Keats is the author of Isabella, or the Pot of Basil (1818), a narrative poem adapted from a story in Boccaccio's Decameron (IV, 5). In LATH Isabel (Bel) is the name of Vadim's daughter. In his review of Vadim’s stuff the poet Basilevski mistranslated the first line of Keats’s Endymion (1818), “A thing of beauty is a joy for ever.” According to Vadim, Basilevski defined Keats as "a pre-Wildean aesthete in the beginning of the Industrial Era."
The inscription on Keats's tombstone reads: "Here lies one whose name was writ on water." In Khlebnikov's poem Pen pan ("Master of Foams," 1915) the author's name is whispered by air.
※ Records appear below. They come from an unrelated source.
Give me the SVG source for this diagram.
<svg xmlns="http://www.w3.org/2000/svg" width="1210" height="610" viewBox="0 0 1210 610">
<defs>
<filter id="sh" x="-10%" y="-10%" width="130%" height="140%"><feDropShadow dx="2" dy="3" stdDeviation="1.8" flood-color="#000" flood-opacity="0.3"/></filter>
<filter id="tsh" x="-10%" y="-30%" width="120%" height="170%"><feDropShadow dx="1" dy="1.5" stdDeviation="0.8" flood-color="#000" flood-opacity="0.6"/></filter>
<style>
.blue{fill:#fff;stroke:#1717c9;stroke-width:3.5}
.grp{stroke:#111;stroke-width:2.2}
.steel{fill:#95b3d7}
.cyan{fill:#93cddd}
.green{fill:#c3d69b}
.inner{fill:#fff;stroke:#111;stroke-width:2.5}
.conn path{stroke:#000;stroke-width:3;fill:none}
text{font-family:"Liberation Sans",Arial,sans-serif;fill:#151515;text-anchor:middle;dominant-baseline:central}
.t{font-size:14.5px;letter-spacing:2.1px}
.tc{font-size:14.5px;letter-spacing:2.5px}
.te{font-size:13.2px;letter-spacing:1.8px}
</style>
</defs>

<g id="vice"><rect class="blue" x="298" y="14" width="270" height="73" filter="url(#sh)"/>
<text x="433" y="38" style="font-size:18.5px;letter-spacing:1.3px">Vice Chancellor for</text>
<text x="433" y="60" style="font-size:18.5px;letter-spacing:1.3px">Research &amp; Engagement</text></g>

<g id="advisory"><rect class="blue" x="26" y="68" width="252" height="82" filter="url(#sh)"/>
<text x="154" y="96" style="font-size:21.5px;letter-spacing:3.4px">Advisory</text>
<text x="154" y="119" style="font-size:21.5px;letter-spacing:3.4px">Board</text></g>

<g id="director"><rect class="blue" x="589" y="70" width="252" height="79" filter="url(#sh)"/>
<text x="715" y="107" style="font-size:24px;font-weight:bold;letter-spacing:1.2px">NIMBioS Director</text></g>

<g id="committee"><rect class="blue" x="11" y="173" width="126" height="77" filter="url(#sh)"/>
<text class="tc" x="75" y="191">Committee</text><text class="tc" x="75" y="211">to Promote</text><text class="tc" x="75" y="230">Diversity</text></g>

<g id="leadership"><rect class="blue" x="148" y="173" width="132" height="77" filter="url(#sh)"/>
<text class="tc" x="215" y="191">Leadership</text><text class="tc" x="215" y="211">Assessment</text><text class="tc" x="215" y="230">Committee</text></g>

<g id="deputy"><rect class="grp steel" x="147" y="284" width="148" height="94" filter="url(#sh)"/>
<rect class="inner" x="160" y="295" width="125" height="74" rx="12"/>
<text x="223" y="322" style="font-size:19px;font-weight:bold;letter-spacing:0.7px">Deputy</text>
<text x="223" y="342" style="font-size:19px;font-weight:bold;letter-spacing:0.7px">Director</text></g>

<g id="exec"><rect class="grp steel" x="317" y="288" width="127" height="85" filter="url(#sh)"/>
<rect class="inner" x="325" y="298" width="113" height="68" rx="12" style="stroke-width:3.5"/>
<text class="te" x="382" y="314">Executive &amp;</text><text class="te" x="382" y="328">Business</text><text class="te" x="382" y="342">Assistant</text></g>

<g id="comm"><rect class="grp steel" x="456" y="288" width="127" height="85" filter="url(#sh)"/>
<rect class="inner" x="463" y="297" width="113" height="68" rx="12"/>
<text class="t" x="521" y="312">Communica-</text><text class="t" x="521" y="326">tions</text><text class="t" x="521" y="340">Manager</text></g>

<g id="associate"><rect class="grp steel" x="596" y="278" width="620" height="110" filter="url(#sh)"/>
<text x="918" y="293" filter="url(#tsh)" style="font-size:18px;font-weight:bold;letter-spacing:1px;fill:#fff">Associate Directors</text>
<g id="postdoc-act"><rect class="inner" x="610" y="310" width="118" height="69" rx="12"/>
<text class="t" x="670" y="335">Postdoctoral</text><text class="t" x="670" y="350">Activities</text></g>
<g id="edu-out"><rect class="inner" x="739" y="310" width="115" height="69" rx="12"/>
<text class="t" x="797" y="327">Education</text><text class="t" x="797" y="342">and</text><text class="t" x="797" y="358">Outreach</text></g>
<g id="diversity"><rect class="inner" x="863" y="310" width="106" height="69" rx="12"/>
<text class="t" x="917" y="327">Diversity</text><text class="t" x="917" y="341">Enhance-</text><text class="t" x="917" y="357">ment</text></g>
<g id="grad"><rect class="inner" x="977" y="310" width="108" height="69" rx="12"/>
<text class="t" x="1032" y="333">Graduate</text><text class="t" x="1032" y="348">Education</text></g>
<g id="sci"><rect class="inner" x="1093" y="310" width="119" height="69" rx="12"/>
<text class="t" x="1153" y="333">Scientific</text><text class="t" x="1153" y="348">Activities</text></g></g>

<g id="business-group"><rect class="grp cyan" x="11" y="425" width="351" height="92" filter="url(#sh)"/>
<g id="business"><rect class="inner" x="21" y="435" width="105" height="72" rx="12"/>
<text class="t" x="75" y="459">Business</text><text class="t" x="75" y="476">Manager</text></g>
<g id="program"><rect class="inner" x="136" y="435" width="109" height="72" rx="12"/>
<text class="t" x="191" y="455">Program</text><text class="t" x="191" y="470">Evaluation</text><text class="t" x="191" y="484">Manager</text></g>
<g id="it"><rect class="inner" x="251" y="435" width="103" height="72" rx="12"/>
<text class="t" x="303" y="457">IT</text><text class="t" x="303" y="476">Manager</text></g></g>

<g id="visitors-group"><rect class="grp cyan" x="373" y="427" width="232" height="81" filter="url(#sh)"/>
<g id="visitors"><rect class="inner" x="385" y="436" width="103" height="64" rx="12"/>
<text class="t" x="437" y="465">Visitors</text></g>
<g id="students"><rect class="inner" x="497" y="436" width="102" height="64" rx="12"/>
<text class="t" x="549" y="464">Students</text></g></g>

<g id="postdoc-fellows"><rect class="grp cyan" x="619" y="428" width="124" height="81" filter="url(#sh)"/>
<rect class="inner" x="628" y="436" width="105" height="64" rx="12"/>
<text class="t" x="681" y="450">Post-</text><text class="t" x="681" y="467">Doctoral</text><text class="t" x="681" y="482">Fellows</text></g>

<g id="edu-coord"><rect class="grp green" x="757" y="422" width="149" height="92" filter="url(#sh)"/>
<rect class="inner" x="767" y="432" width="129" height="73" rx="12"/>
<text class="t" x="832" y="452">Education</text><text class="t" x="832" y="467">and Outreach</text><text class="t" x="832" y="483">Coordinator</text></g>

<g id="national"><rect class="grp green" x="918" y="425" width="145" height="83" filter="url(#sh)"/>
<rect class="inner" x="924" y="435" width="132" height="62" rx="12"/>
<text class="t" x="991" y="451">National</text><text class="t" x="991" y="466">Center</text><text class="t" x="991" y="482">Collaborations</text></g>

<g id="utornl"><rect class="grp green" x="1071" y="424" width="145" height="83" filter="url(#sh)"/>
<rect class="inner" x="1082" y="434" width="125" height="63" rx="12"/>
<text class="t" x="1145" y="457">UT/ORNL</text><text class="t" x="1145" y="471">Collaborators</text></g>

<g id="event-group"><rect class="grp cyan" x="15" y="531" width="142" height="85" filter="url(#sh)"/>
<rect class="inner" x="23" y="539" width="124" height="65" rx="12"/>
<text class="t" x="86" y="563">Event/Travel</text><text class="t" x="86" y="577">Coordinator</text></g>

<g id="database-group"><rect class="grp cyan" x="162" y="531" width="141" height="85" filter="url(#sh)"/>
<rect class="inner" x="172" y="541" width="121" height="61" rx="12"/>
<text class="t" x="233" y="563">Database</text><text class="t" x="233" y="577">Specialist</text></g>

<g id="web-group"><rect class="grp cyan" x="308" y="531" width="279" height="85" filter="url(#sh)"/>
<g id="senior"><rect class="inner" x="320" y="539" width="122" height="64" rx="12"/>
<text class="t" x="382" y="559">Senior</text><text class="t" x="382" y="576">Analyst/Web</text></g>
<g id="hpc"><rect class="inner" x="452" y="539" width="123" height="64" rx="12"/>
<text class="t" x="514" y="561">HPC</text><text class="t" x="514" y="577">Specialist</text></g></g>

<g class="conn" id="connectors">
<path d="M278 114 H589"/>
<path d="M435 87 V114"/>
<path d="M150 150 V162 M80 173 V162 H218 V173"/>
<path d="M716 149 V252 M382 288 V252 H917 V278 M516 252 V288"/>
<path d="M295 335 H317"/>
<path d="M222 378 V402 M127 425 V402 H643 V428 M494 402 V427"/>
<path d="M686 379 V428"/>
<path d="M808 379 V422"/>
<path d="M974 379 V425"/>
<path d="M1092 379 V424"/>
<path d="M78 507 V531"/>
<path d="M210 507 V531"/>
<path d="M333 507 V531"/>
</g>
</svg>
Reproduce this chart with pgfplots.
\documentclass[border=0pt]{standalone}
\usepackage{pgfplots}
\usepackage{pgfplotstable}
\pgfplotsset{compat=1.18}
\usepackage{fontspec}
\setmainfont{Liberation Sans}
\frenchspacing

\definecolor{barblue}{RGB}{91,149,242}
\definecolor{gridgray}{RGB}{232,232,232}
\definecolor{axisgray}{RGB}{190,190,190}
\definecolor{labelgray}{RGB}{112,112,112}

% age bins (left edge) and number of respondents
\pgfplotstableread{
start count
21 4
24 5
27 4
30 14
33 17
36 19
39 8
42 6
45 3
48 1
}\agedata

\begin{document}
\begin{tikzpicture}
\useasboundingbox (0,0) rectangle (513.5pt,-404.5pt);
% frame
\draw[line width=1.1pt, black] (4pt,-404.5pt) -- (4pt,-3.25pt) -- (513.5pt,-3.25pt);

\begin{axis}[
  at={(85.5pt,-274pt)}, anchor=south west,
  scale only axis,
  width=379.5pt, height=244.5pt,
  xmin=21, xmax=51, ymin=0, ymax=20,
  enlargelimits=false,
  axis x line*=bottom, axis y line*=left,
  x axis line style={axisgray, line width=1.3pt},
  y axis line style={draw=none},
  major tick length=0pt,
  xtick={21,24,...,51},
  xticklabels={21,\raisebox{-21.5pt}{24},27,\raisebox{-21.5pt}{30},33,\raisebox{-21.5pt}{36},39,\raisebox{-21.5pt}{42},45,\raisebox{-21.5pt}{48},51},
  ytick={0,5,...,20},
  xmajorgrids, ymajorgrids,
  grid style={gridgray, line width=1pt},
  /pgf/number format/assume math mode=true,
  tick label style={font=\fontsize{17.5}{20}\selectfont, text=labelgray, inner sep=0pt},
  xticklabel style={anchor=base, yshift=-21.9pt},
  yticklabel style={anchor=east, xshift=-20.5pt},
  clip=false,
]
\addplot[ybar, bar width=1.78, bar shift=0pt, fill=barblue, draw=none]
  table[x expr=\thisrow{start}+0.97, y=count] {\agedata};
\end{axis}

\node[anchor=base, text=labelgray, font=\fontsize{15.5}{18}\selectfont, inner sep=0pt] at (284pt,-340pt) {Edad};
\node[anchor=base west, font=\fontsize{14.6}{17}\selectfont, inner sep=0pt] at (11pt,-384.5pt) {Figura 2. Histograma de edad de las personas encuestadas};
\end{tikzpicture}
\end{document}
The surname Khlebnikov comes from khlebnik (obs, baker), a word that comes from khleb (bread). Nina Lecerf tells V. that the woman who attracted Sebastian is “good as good bread” (bonne comme le bon pain, a French idiom):
We were silent for quite a long time. Alas, I had no more doubts, though the picture of Sebastian was atrocious – but then, too, I had got it second-hand.
'Yes,' I said, 'I shall see her at all costs. And this for two reasons. Firstly, because I want to ask her a certain question – one question only. And secondly '
'Yes?' said Madame Lecerf sipping her cold tea. 'Secondly?'
'Secondly, I am at a loss to imagine how such a woman could attract my brother; so I want to see her with my own eyes.'
'Do you mean to say,' asked Madame Lecerf, 'that you think she is a dreadful, dangerous woman? Une femme fatale? Because, you know, that's not so. She's good as good bread.' (chapter 16)
Latin for "bread" is panis. In his poem Pen pan Khlebnikov (an ornithologist's son) mentions svist proletevshikh kopytok (the piping of sandgrouses that flew by). The scientific name of a sandgrouse is Syrrhaptes paradoxus.
Btw., Sebastian's simple Russian surname (mispronounced by Mr. Goodman) seems to be Shishkov. It comes from shishka (cone), but there is also shish (nothing) in it.
Shishkov
I have assumed VN chose "Shishkov" as a homophone for "scheissekopf." I think that is probably why Mr. Goodman smiled under his mask as he "mispronounced" the name: "Or should I call him Mr…' and smiling under his mask Mr. Goodman tried to pronounce our simple Russian name." That would explain the name in his poetry hoax and short story, "Vasily Shishkov."
Siskov
No, Shishkov is a respectable name (that occurs in Chapter Eight of Pushkin's Eugene Onegin and elsewhere). Mr. Goodman pronounces it "Siskov" (which is even more insulting than, say, "Sakespir"). Byron spelt the name of Count Musin-Pushkin 'Mouskin-Pouskin.'
Sorry Sam
I know it was VN's great…
I know it was VN's great-great- grandmother's name. I think it would not be beyond VN to suggest the pun, while impishly inserting himself into the novel.